Solution: Budget a certain percentage of your income for savings. If 20% is too much, start with 10% and slowly work your way up.
Find the perfect savings account for your needs here.
7. You have too many categories
You’ve got a line item for everything — restaurants, entertainment, groceries, fast food, haircuts, car washes, shoes … and the list keeps going. So if you go out for drinks, what category does that fall under? Entertainment or restaurants? And are you going to go through your groceries line by line to make sure each item you bought is properly categorized? Too many categories will make budgeting tedious.
Solution: Keep your major categories (like rent, electricity, groceries, cellphone bill), but create an “everything else” budget for, well, everything else. Shove all your non-essential spending in there and set a limit. This allows for more flexibility in your budget and lessens the work for you.
8. You’re not using the right tools
You look at your smartphone all the time. Might as well use that power for good.
Pen and paper works great for a lot of people, but for those of us who live on our phones, a budget tracking app might be more helpful in keeping you on track with your budget. It’s all up to you; if you’re using the wrong tool to budget, you’re going to fall off the wagon faster and your budget will be shot in no time.
Solution: If you’re more comfortable with pen and paper, keep a ledger for your budget. If you want all your budget information readily accessible, try using an app. Start with these 10 budgeting apps for your smartphone.
9. You forgot about non-monthly expenses
Did you make room in your budget for quarterly or annual expenses, like health insurance? If you didn’t, you could throw off your budget completely when it comes time to pay these fees — or worse, you put it on your credit card, wreck your budget and start the debt cycle all over again.
Solution: At the beginning of the year, take these non-monthly expenses and divide by 12 so you know how much to budget every month. For example, if your health insurance premium is P24,000 a year, you should budget P2,000 a month, so that when it comes time to pay, you’re not scrambling around trying to find that money — you already have it. All spending, even if it isn’t monthly, needs to be part of your plan.
10. You didn’t budget for fun
Every good budgeter deserves fun.
You don’t have to punish yourself when you make a budget. No matter your reasons for budgeting, you should always have a budget for fun. You deserve to enjoy some of the money you’re working so hard for. Besides, having a fun allowance will make it easier to stick to the rest of the budget, and you won’t see your budget as an enemy anymore.

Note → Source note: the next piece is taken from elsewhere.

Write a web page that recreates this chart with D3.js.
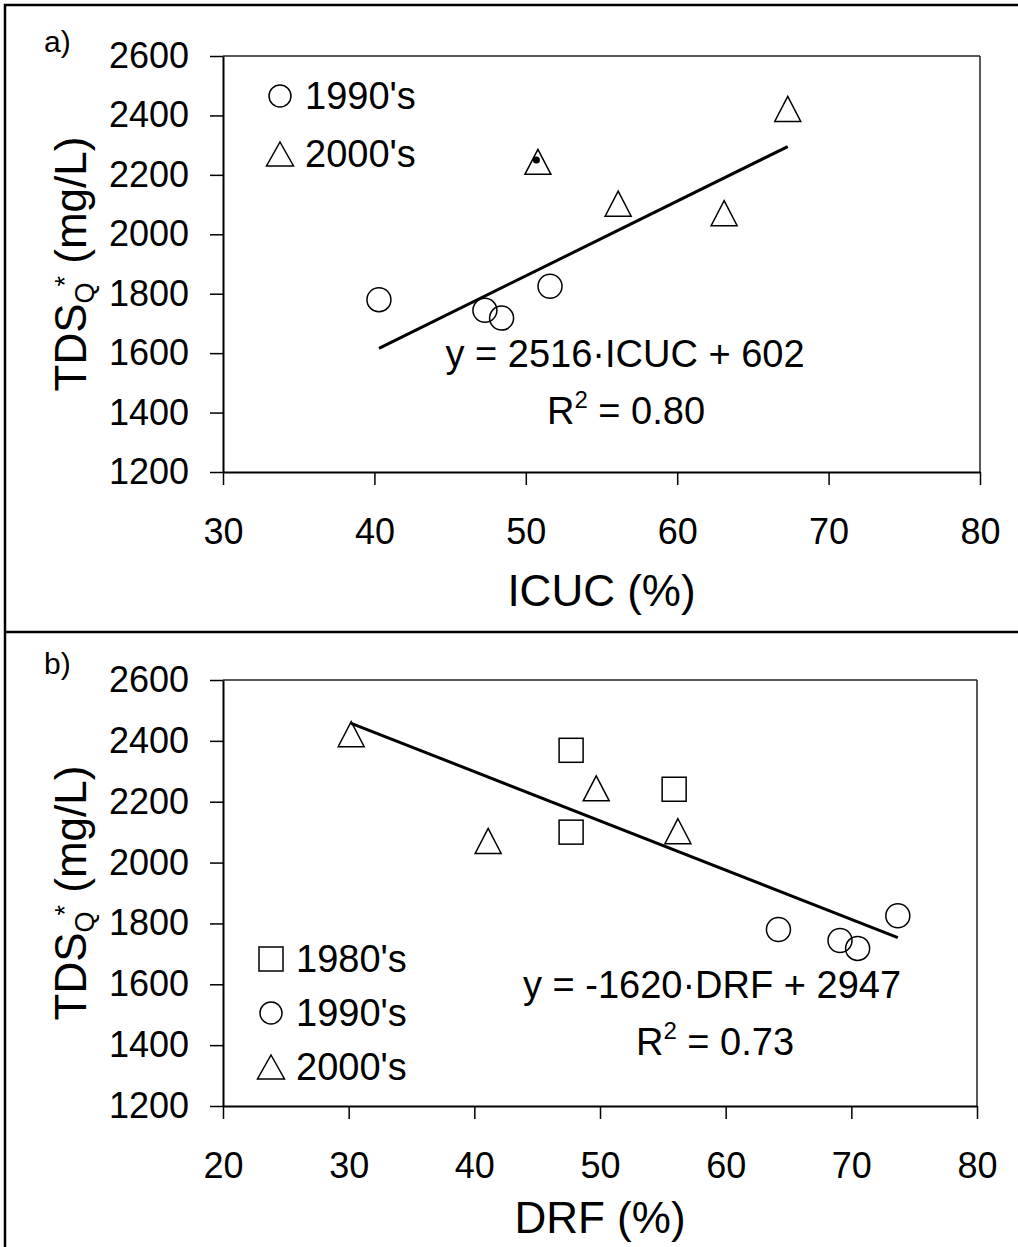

Solution: Budget some “guilt-free spending money” for yourself every month, be it P500 or P5,000. Feel free to use this amount on whatever you want, as long as the rest of your budget is sound.
Budgets don’t have to suck. Sometimes, all you need for a budget to work for you is a little adjustment. A budget is a powerful tool that can get you on the way to personal finance success. You get a sense of power over your money, and this power will allow you to improve your financial situation. So fix your budget so it doesn’t suck!